A right to protest
It starts as soon as I step off the train. The platform is full of people holding banners, who had escaped my notice as I sat in the carriage reading my book. Placards are held downwards, at rest, hiding, shy, slogans upside down. I suddenly wish I were clutching something too. A protest novice, I didn’t even bring a whistle.
One banner says ‘Dump Trump’ in a collage of red, white and blue bottle tops. One says, ‘My parents moved to America and all I got was this lousy president.’ One simply says, ‘No one likes you.’
From the oppressive heat of the underground tunnels we emerge into the bright sunshine, then there are more people and the shyness is lost as the march becomes purposeful. We surge along the pavement, from every side street more people joining the tide, as though we are following the Pied Piper.

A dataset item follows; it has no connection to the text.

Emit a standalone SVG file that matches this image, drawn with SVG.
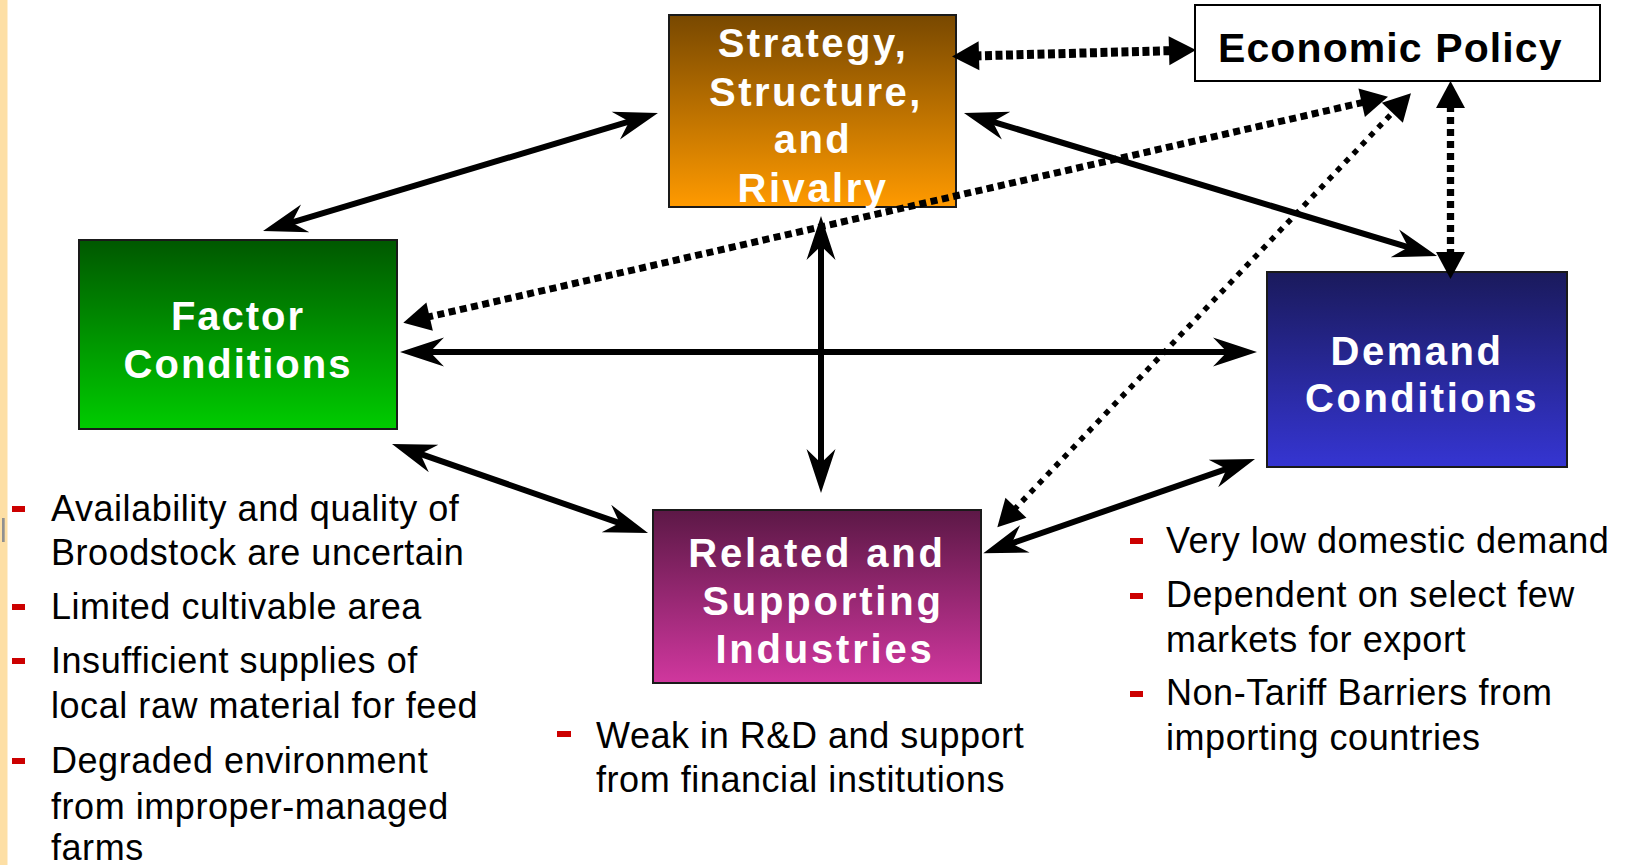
<svg xmlns="http://www.w3.org/2000/svg" width="1634" height="865" viewBox="0 0 1634 865">
<defs>
<linearGradient id="gStrat" x1="0" y1="0" x2="0" y2="1"><stop offset="0" stop-color="#784800"/><stop offset="1" stop-color="#FF9A00"/></linearGradient>
<linearGradient id="gFactor" x1="0" y1="0" x2="0" y2="1"><stop offset="0" stop-color="#005800"/><stop offset="1" stop-color="#00CC00"/></linearGradient>
<linearGradient id="gDemand" x1="0" y1="0" x2="0" y2="1"><stop offset="0" stop-color="#1A1A5C"/><stop offset="1" stop-color="#3535D2"/></linearGradient>
<linearGradient id="gRel" x1="0" y1="0" x2="0" y2="1"><stop offset="0" stop-color="#5C1846"/><stop offset="1" stop-color="#D0379E"/></linearGradient>
<marker id="sE" markerUnits="userSpaceOnUse" orient="auto" refX="0" refY="0" markerWidth="1" markerHeight="1" overflow="visible"><path d="M20,0 L-24,-14.5 L-10,0 L-24,14.5 Z" fill="#000"/></marker>
<marker id="sS" markerUnits="userSpaceOnUse" orient="auto" refX="0" refY="0" markerWidth="1" markerHeight="1" overflow="visible"><path d="M-20,0 L24,-14.5 L10,0 L24,14.5 Z" fill="#000"/></marker>
<marker id="dE" markerUnits="userSpaceOnUse" orient="auto" refX="0" refY="0" markerWidth="1" markerHeight="1" overflow="visible"><path d="M12,0 L-15,-14.5 L-15,14.5 Z" fill="#000"/></marker>
<marker id="dS" markerUnits="userSpaceOnUse" orient="auto" refX="0" refY="0" markerWidth="1" markerHeight="1" overflow="visible"><path d="M-12,0 L15,-14.5 L15,14.5 Z" fill="#000"/></marker>
<style>
.box{stroke:#1a1a1a;stroke-width:2}
.lbl{font-family:"Liberation Sans",Arial,sans-serif;font-weight:bold;font-size:40px;fill:#fff;text-anchor:middle;letter-spacing:2.5px}
.body{font-family:"Liberation Sans",Arial,sans-serif;font-size:36px;fill:#000;letter-spacing:0.55px}
.dash{fill:#CC0000}
.solid{fill:none;stroke:#000;stroke-width:6;marker-start:url(#sS);marker-end:url(#sE)}
.dot{fill:none;stroke:#000;marker-start:url(#dS);marker-end:url(#dE)}
</style>
</defs>
<rect x="0" y="0" width="1634" height="865" fill="#fff"/>
<rect x="0" y="0" width="7.5" height="865" fill="#FDDFA5"/>
<rect x="2" y="518" width="2.7" height="24" fill="#909090"/>

<g id="strategy">
<rect class="box" x="669" y="15" width="287" height="192" fill="url(#gStrat)"/>
<text class="lbl" x="813" y="57">Strategy,</text>
<text class="lbl" x="816" y="106">Structure,</text>
<text class="lbl" x="813" y="153">and</text>
<text class="lbl" x="813" y="202">Rivalry</text>
</g>
<g id="economic-policy">
<rect x="1195" y="5" width="405" height="76" fill="#fff" stroke="#000" stroke-width="2"/>
<text x="1218" y="62" font-family="Liberation Sans, Arial, sans-serif" font-weight="bold" font-size="41" letter-spacing="1.1" fill="#000">Economic Policy</text>
</g>
<g id="factor">
<rect class="box" x="79" y="240" width="318" height="189" fill="url(#gFactor)"/>
<text class="lbl" x="238" y="330" style="letter-spacing:2px">Factor</text>
<text class="lbl" x="238" y="378" style="letter-spacing:2px">Conditions</text>
</g>
<g id="demand">
<rect class="box" x="1267" y="272" width="300" height="195" fill="url(#gDemand)"/>
<text class="lbl" x="1417" y="365">Demand</text>
<text class="lbl" x="1422" y="412">Conditions</text>
</g>
<g id="related">
<rect class="box" x="653" y="510" width="328" height="173" fill="url(#gRel)"/>
<text class="lbl" x="817" y="567" style="letter-spacing:2.8px">Related and</text>
<text class="lbl" x="823" y="615" style="letter-spacing:2.8px">Supporting</text>
<text class="lbl" x="825" y="663" style="letter-spacing:2.8px">Industries</text>
</g>

<g id="connectors">
<path class="solid" d="M282.2,225.3 L638.8,118.7"/>
<path class="solid" d="M983.1,118.8 L1417.9,250.2"/>
<path class="solid" d="M821,236 L821,473"/>
<path class="solid" d="M420,352 L1237,352"/>
<path class="solid" d="M410.9,450.6 L629.1,526.4"/>
<path class="solid" d="M1002.2,546.7 L1236.1,465.6"/>
<path class="dot" d="M964,56.2 L1184,50.3" stroke-width="9" stroke-dasharray="7 3.5"/>
<path class="dot" d="M415,320 L1376.3,99.4" stroke-width="7" stroke-dasharray="7 4.5"/>
<path class="dot" d="M1005.6,518.6 L1402.7,102" stroke-width="5.5" stroke-dasharray="5.5 6.5"/>
<path class="dot" d="M1450.5,93 L1450.5,267" stroke-width="7.3" stroke-dasharray="7 5"/>
</g>

<g id="factor-notes">
<rect class="dash" x="12" y="506" width="13" height="6"/>
<text class="body" x="51" y="521">Availability and quality of</text>
<text class="body" x="51" y="565">Broodstock are uncertain</text>
<rect class="dash" x="12" y="604" width="13" height="6"/>
<text class="body" x="51" y="619">Limited cultivable area</text>
<rect class="dash" x="12" y="658" width="13" height="6"/>
<text class="body" x="51" y="673">Insufficient supplies of</text>
<text class="body" x="51" y="718">local raw material for feed</text>
<rect class="dash" x="12" y="758" width="13" height="6"/>
<text class="body" x="51" y="773">Degraded environment</text>
<text class="body" x="51" y="819">from improper-managed</text>
<text class="body" x="51" y="860">farms</text>
</g>
<g id="related-notes">
<rect class="dash" x="557" y="731" width="14" height="6"/>
<text class="body" x="596" y="748">Weak in R&amp;D and support</text>
<text class="body" x="596" y="792">from financial institutions</text>
</g>
<g id="demand-notes">
<rect class="dash" x="1130" y="538" width="13" height="6"/>
<text class="body" x="1166" y="553">Very low domestic demand</text>
<rect class="dash" x="1130" y="593" width="13" height="6"/>
<text class="body" x="1166" y="607">Dependent on select few</text>
<text class="body" x="1166" y="652">markets for export</text>
<rect class="dash" x="1130" y="691" width="13" height="6"/>
<text class="body" x="1166" y="705">Non-Tariff Barriers from</text>
<text class="body" x="1166" y="750">importing countries</text>
</g>
</svg>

This is the first time in ten years I’ve joined a mass rally. These kinds of things aren’t necessarily my ‘thing’. Many people say protesting is a waste of time: it doesn’t change anything. And no, it doesn’t change anything here and now, and tomorrow Trump will still be president. But we must make our voices heard. Change doesn’t happen if we do nothing. This is often the only tool we have in the democracy in which we apparently live, not that Trump will take any notice, of course: ‘He will call this fake news’ say several placards, or, ‘Trump will lie about this.’ But imagine if we didn’t protest. Those in power read silence as compliance, as agreement. But I do not agree with Trump.
UK politicians say we are embarrassing ourselves, that it is very un-British, and very rude, to be so vocal against a visiting president. I look around at the people on the march. Old, young, black, white, man, woman. A band of trumpets, trombones, tuba and snare drum is marching with us, blaring out the hits to cheers and hip-shaking. People are chatting and smiling. The overwhelming atmosphere is of positivity. No one looks embarrassed.
I am not here because I don’t think Trump should be here, though lots of my compatriots do. They are protesting his very presence in the UK, though that’s not my motivation; he is an American president, and most of them visited the UK during their tenure, and he does have property here, and it is a free world after all (there’s an irony in there somewhere). I am here, protesting, because our politicians haven’t. There has been no calling out of his hateful remarks, of his racist policies, of his sexist views. There has been no calling out of his misogynistic actions. He bulldozes meetings then claims the positive outcomes as his doing. He believes his own hype. Most scary of all, lots of people agree with him. They take his word as fact, because he says it is. It terrifies me that someone like this has such influence in our world. I’m not protesting against him being in office – I didn’t have the power to influence that. I am here because I want to be counted, I want to be one of the tens of thousands of people who turned out to represent a different world view to that of this man. I despair at the lack of protestation from our politicians. I am not embarrassing myself; they have embarrassed us.
‘Free Melania,’ says a placard. ‘Super Callous Fragile Racist Sexist Nazi Potus’ reads another. People have put a lot of thought into this. There are plenty of signs that are offensive, but far more are clever and funny and uplifting. It’s a long, slow, hot walk to Trafalgar square where the rally is in full swing, with rousing addresses, cheers, food, music, and thousands upon thousands of people. It will still be the same world tomorrow. But perhaps it will be one with more hope.